Der aserbaidschanische Staatschef betonte, dass es ein „souveränes Recht“ eines jeden Landes sei, militärische Übungen auf seinem Territorium durchzuführen, aber er fragte auch, warum diese Übungen „jetzt und direkt an der Grenze zu Aserbaidschan“ stattfinden.
„Diese Fragen werden nicht [nur] von mir gestellt, sondern von der aserbaidschanischen Gesellschaft. Diese Frage wird von Aserbaidschanern in der ganzen Welt gestellt. Es wird auch gefragt, warum während der Besatzung keine Schulungen in dieser Region abgehalten wurden. Warum wurden keine Schulungen abgehalten, als Armenier in Jabrayil, Zangilan und Fizuli waren?

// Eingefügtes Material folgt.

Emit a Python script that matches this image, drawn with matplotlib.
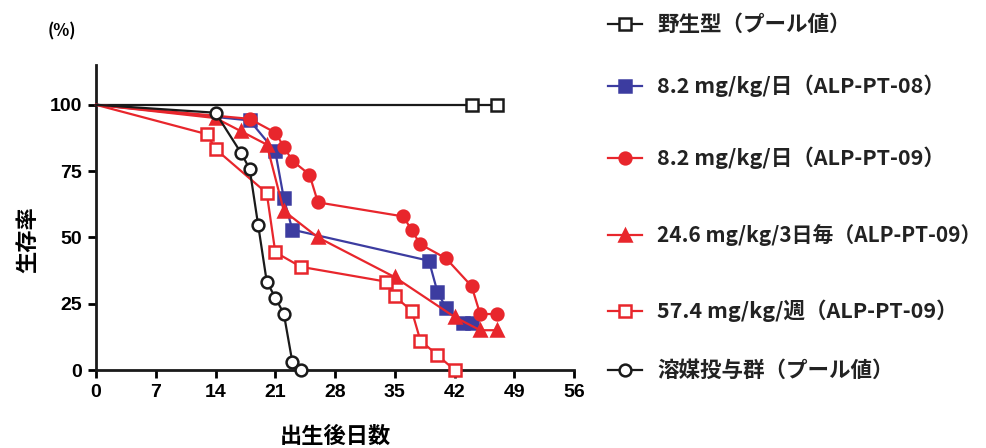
import matplotlib
matplotlib.use("Agg")
import matplotlib.pyplot as plt
from matplotlib.lines import Line2D

plt.rcParams['font.family'] = ['Noto Sans CJK JP', 'DejaVu Sans']

RED = '#e8262c'
BLUE = '#3c3ca0'
BLACK = '#1a1a1a'

# survival curves (day after birth, % alive)
wt_days = [0, 44, 47]
wt_surv = [100, 100, 100]

pt08_days = [0, 18, 21, 22, 23, 39, 40, 41, 43, 44]
pt08_surv = [100, 94.1, 82.4, 64.7, 52.9, 41.2, 29.4, 23.5, 17.6, 17.6]

pt09_daily_days = [0, 18, 21, 22, 23, 25, 26, 36, 37, 38, 41, 44, 45, 47]
pt09_daily_surv = [100, 94.7, 89.5, 84.2, 78.9, 73.7, 63.2, 57.9, 52.6, 47.4,
                   42.1, 31.6, 21.1, 21.1]

pt09_3day_days = [0, 14, 17, 20, 22, 26, 35, 42, 45, 47]
pt09_3day_surv = [100, 95, 90, 85, 60, 50, 35, 20, 15, 15]

pt09_week_days = [0, 13, 14, 20, 21, 24, 34, 35, 37, 38, 40, 42]
pt09_week_surv = [100, 88.9, 83.3, 66.7, 44.4, 38.9, 33.3, 27.8, 22.2, 11.1,
                  5.6, 0]

veh_days = [0, 14, 17, 18, 19, 20, 21, 22, 23, 24]
veh_surv = [100, 97.0, 81.8, 75.8, 54.5, 33.3, 27.3, 21.2, 3.0, 0]

x_ticks = [0, 7, 14, 21, 28, 35, 42, 49, 56]
y_ticks = [0, 25, 50, 75, 100]

labels = [
    '野生型（プール値）',
    '8.2 mg/kg/日（ALP-PT-08）',
    '8.2 mg/kg/日（ALP-PT-09）',
    '24.6 mg/kg/3日毎（ALP-PT-09）',
    '57.4 mg/kg/週（ALP-PT-09）',
    '溶媒投与群（プール値）',
]
label_sizes = [15.5, 15.5, 15.5, 15, 15.5, 15.5]

styles = [
    dict(color=BLACK, marker='s', mfc='white', mec=BLACK),
    dict(color=BLUE, marker='s', mfc=BLUE, mec=BLUE),
    dict(color=RED, marker='o', mfc=RED, mec=RED),
    dict(color=RED, marker='^', mfc=RED, mec=RED),
    dict(color=RED, marker='s', mfc='white', mec=RED),
    dict(color=BLACK, marker='o', mfc='white', mec=BLACK),
]

series = [
    (wt_days, wt_surv),
    (pt08_days, pt08_surv),
    (pt09_daily_days, pt09_daily_surv),
    (pt09_3day_days, pt09_3day_surv),
    (pt09_week_days, pt09_week_surv),
    (veh_days, veh_surv),
]


def msize(st):
    return 8 if st['marker'] == '^' else 8.5


fig = plt.figure(figsize=(9.87, 4.48), dpi=100)
ax = fig.add_axes([0.0973, 0.1741, 0.4843, 0.6808])

for (d, s), st in zip(series, styles):
    ax.plot(d, s, lw=1.6, ms=msize(st), mew=1.8,
            markevery=list(range(1, len(d))),
            clip_on=False, zorder=3, **st)

ax.set_xlim(0, 56)
ax.set_ylim(0, 115)
ax.set_xticks(x_ticks)
ax.set_yticks(y_ticks)
ax.tick_params(width=2, length=6, direction='out', pad=4)
for lab in ax.get_xticklabels() + ax.get_yticklabels():
    lab.set_fontsize(14)
    lab.set_fontweight('bold')
    lab.set_family(['Liberation Sans', 'DejaVu Sans'])
for side in ['top', 'right']:
    ax.spines[side].set_visible(False)
for side in ['left', 'bottom']:
    ax.spines[side].set_linewidth(2)
    ax.spines[side].set_color(BLACK)

fig.text(28 / 987, 1 - 240 / 448, '生存率', rotation=90, ha='center',
         va='center', fontsize=16, fontweight='bold')
fig.text(335 / 987, 1 - 436 / 448, '出生後日数', ha='center', va='center',
         fontsize=16, fontweight='bold')
fig.text(62 / 987, 1 - 31 / 448, '(%)', ha='center', va='center',
         fontsize=12, fontweight='bold')

# hand-placed legend on the right
rows_y = [24, 86, 158, 235, 311, 370]
for y, st, text, fs in zip(rows_y, styles, labels, label_sizes):
    yf = 1 - y / 448
    fig.add_artist(Line2D([608 / 987, 642 / 987], [yf, yf], lw=1.6,
                          color=st['color'], transform=fig.transFigure))
    fig.add_artist(Line2D([625 / 987], [yf], marker=st['marker'],
                          ms=msize(st), mfc=st['mfc'], mec=st['mec'],
                          mew=1.8, ls='none', transform=fig.transFigure))
    fig.text(657 / 987, yf, text, ha='left', va='center', fontsize=fs,
             fontweight='bold', color='#222222')

fig.savefig('out.png', dpi=100)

Ist das nach 30 Jahren Sklaverei und Besatzung noch zeitgemäß? Dies sind berechtigte Fragen.“
„Natürlich wollen wir nicht, dass die langfristige Zusammenarbeit in der Region durch irgendetwas beeinträchtigt wird. Ich möchte nochmals betonen, dass Aserbaidschan hier sehr verantwortungsbewusst und maßvoll vorgeht. Ich hoffe, dass die emotionalen Reaktionen auf unsere rechtlichen Schritte nur vorübergehend sind.“
Der Politikexperte Javidan Ahmadkhanli kommentierte die Ereignisse wie folgt: „Nach den jüngsten beschwichtigenden Äußerungen des iranischen Botschafters und vor dem bevorstehenden Treffen der aserbaidschanischen, iranischen und türkischen Außenminister in Teheran war es für mich etwas unerwartet, dass der Präsident so offen sprach. Es gibt eine ernste Krise in den Beziehungen zu Teheran, und die Probleme sind immer noch ungelöst“.
Ahmadkhanli fügte hinzu: „Irans wichtigstes Anliegen ist es, in regionalen Konstellationen nach Konflikten nicht 'abseits' zu stehen. Diese Sorge gilt sowohl für geopolitische Prozesse als auch für Verkehrsfragen“.
„Generell hat die iranische Strategie im Südkaukasus aus offensichtlichen Gründen einen begrenzten Handlungsspielraum. In Bezug auf die Schulungen deutete der Präsident auch an, dass 'Aserbaidschaner in der ganzen Welt danach fragen'. Wenn ich mich nicht irre, ist dies die erste derartige Botschaft des Präsidenten an den Iran.“ Es sei daran erinnert, dass im Iran eine große aserbaidschanische ethnische Gruppe lebt.
„Von außen betrachtet scheint es, als wolle Baku nicht, dass der Iran über seinen traditionellen Rahmen im Kaukasus hinausgeht und eine neue Rolle oder neue Aufgaben übernimmt sowie neue Ambitionen verfolgt“, schloss Ahmadkhanli.